Battery-aware routing in wireless ad hoc networks - Part I: Energy model

A key challenge in wireless ad hoc networks is to achieve maximum lifetime for battery-powered mobile devices with dynamic energy efficient algorithms. Recent study in battery technology reveals that the behavior of battery discharging is more complex than we used to think. Battery powered devices might waste a huge amount of energy if we do not carefully schedule and budget their discharging. In this paper, we introduce a novel energy model for batteries and study the effect of battery behavior on routing in wireless ad hoc networks. Based on this model, we also propose a battery-aware routing protocol. The paper consists of two parts.

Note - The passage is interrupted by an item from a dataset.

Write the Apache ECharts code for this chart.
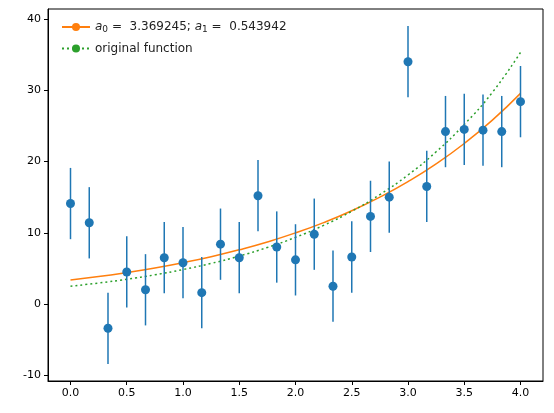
<!DOCTYPE html>
<html><head><meta charset="utf-8">
<script src="https://cdn.jsdelivr.net/npm/echarts@6/dist/echarts.min.js"></script>
<style>html,body{margin:0;padding:0;background:#fff}#c{width:554px;height:413px}</style>
</head><body><div id="c"></div>
<script>
// measured points (x, y, error)
var xs = [0, 0.1667, 0.3333, 0.5, 0.6667, 0.8333, 1, 1.1667, 1.3333, 1.5, 1.6667, 1.8333, 2,
	2.1667, 2.3333, 2.5, 2.6667, 2.8333, 3, 3.1667, 3.3333, 3.5, 3.6667, 3.8333, 4];
var ys = [14.1, 11.4, -3.4, 4.5, 2.0, 6.5, 5.8, 1.6, 8.4, 6.5, 15.2, 8.0, 6.2,
	9.8, 2.5, 6.6, 12.3, 15.0, 34.0, 16.5, 24.2, 24.5, 24.4, 24.2, 28.4];
var errs = [5, 5, 5, 5, 5, 5, 5, 5, 5, 5, 5, 5, 5, 5, 5, 5, 5, 5, 5, 5, 5, 5, 5, 5, 5];
// curves
var curveX = [0, 0.25, 0.5, 0.75, 1, 1.25, 1.5, 1.75, 2, 2.25, 2.5, 2.75, 3, 3.25, 3.5, 3.75, 4];
var fitY = [3.37, 3.85, 4.42, 5.06, 5.80, 6.64, 7.61, 8.71, 9.98, 11.43, 13.09, 15.0, 17.18, 19.67, 22.53, 25.8, 29.56];
var origY = [2.5, 2.95, 3.48, 4.1, 4.84, 5.7, 6.73, 7.94, 9.36, 11.04, 13.02, 15.36, 18.11, 21.36, 25.2, 29.7, 35.3];
var xTicks = [0, 0.5, 1, 1.5, 2, 2.5, 3, 3.5, 4];
var yTicks = [-10, 0, 10, 20, 30, 40];

function pairs(a, b) { var r = []; for (var i = 0; i < a.length; i++) r.push([a[i], b[i]]); return r; }
var errData = [];
for (var i = 0; i < xs.length; i++) errData.push([xs[i], ys[i] - errs[i], ys[i] + errs[i]]);

var chart = echarts.init(document.getElementById('c'));
var font = 'DejaVu Sans';
chart.setOption({
	animation: false,
	textStyle: { fontFamily: font },
	grid: { left: 48, right: 11, top: 9, bottom: 32, show: true, borderColor: '#000', borderWidth: 1 },
	legend: {
		left: 56, top: 16, orient: 'vertical', itemGap: 8, itemWidth: 28, itemHeight: 10,
		textStyle: { fontSize: 12, color: '#222', rich: {
			i: { fontStyle: 'italic', fontSize: 12 },
			s: { fontSize: 9, verticalAlign: 'bottom', padding: [6, 0, 0, 0] } } },
		formatter: function (n) {
			if (n === 'fit') return '{i|a}{s|0} =  3.369245; {i|a}{s|1} =  0.543942';
			return n;
		},
		data: ['fit', 'original function']
	},
	xAxis: {
		type: 'value', min: -0.2, max: 4.2, splitLine: { show: false },
		axisLine: { show: true, onZero: false, lineStyle: { color: '#000' } },
		axisTick: { show: true, inside: false, customValues: xTicks, length: 4, lineStyle: { color: '#000' } },
		axisLabel: { customValues: xTicks, color: '#000', fontSize: 11, margin: 7,
			formatter: function (v) { return v.toFixed(1); } }
	},
	yAxis: {
		type: 'value', min: -10.8, max: 41.4, splitLine: { show: false },
		axisLine: { show: true, onZero: false, lineStyle: { color: '#000' } },
		axisTick: { show: true, inside: false, customValues: yTicks, length: 4, lineStyle: { color: '#000' } },
		axisLabel: { customValues: yTicks, color: '#000', fontSize: 11, margin: 7 }
	},
	series: [
		{
			name: 'fit', type: 'line', data: pairs(curveX, fitY), showSymbol: false, symbol: 'none', smooth: true,
			lineStyle: { color: '#ff7f0e', width: 1.5 }, itemStyle: { color: '#ff7f0e' }, z: 3
		},
		{
			name: 'original function', type: 'line', data: pairs(curveX, origY), showSymbol: false, symbol: 'none', smooth: true,
			lineStyle: { color: '#2ca02c', width: 1.5, type: [2, 3] }, itemStyle: { color: '#2ca02c' }, z: 3
		},
		{
			type: 'custom', data: errData, z: 4,
			renderItem: function (params, api) {
				var p1 = api.coord([api.value(0), api.value(1)]);
				var p2 = api.coord([api.value(0), api.value(2)]);
				return { type: 'line', shape: { x1: p1[0], y1: p1[1], x2: p2[0], y2: p2[1] },
					style: { stroke: '#1f77b4', lineWidth: 1.5 } };
			}
		},
		{
			type: 'scatter', data: pairs(xs, ys), symbolSize: 9, z: 5,
			itemStyle: { color: '#1f77b4', opacity: 1 }
		}
	]
});
</script></body></html>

In Part I of the paper, we propose an on-line computable discrete time analytical model to mathematically model battery discharging behavior. The model has low computational complexity and does not require large look-up tables. It is suitable for on-line battery capacity computation in ad hoc network routing. We use the data collected from actual nickel-cadmium battery to evaluate the performance of our model and the results show that it can accurately capture the behavior of battery discharging. In Part II of the paper [1], a battery-aware routing protocol (BAR) is proposed based on the new battery model. By dynamically choosing the nodes with well recovered batteries as routers, and leaving the "fatigue" nodes for recovery, the BAR protocol can effectively recover the node's battery capacity and achieve higher energy efficiency. Our simulation results show that the BAR protocol can increase network lifetime and total data throughput by up to 28% and 24%, respectively, compared with previous routing protocols. As far as we know, this is the first work considering battery-awareness with an accurate on-line computable battery model in ad hoc network routing. We believe our battery model can be used to explore other energy efficient schemes for wireless networks as well.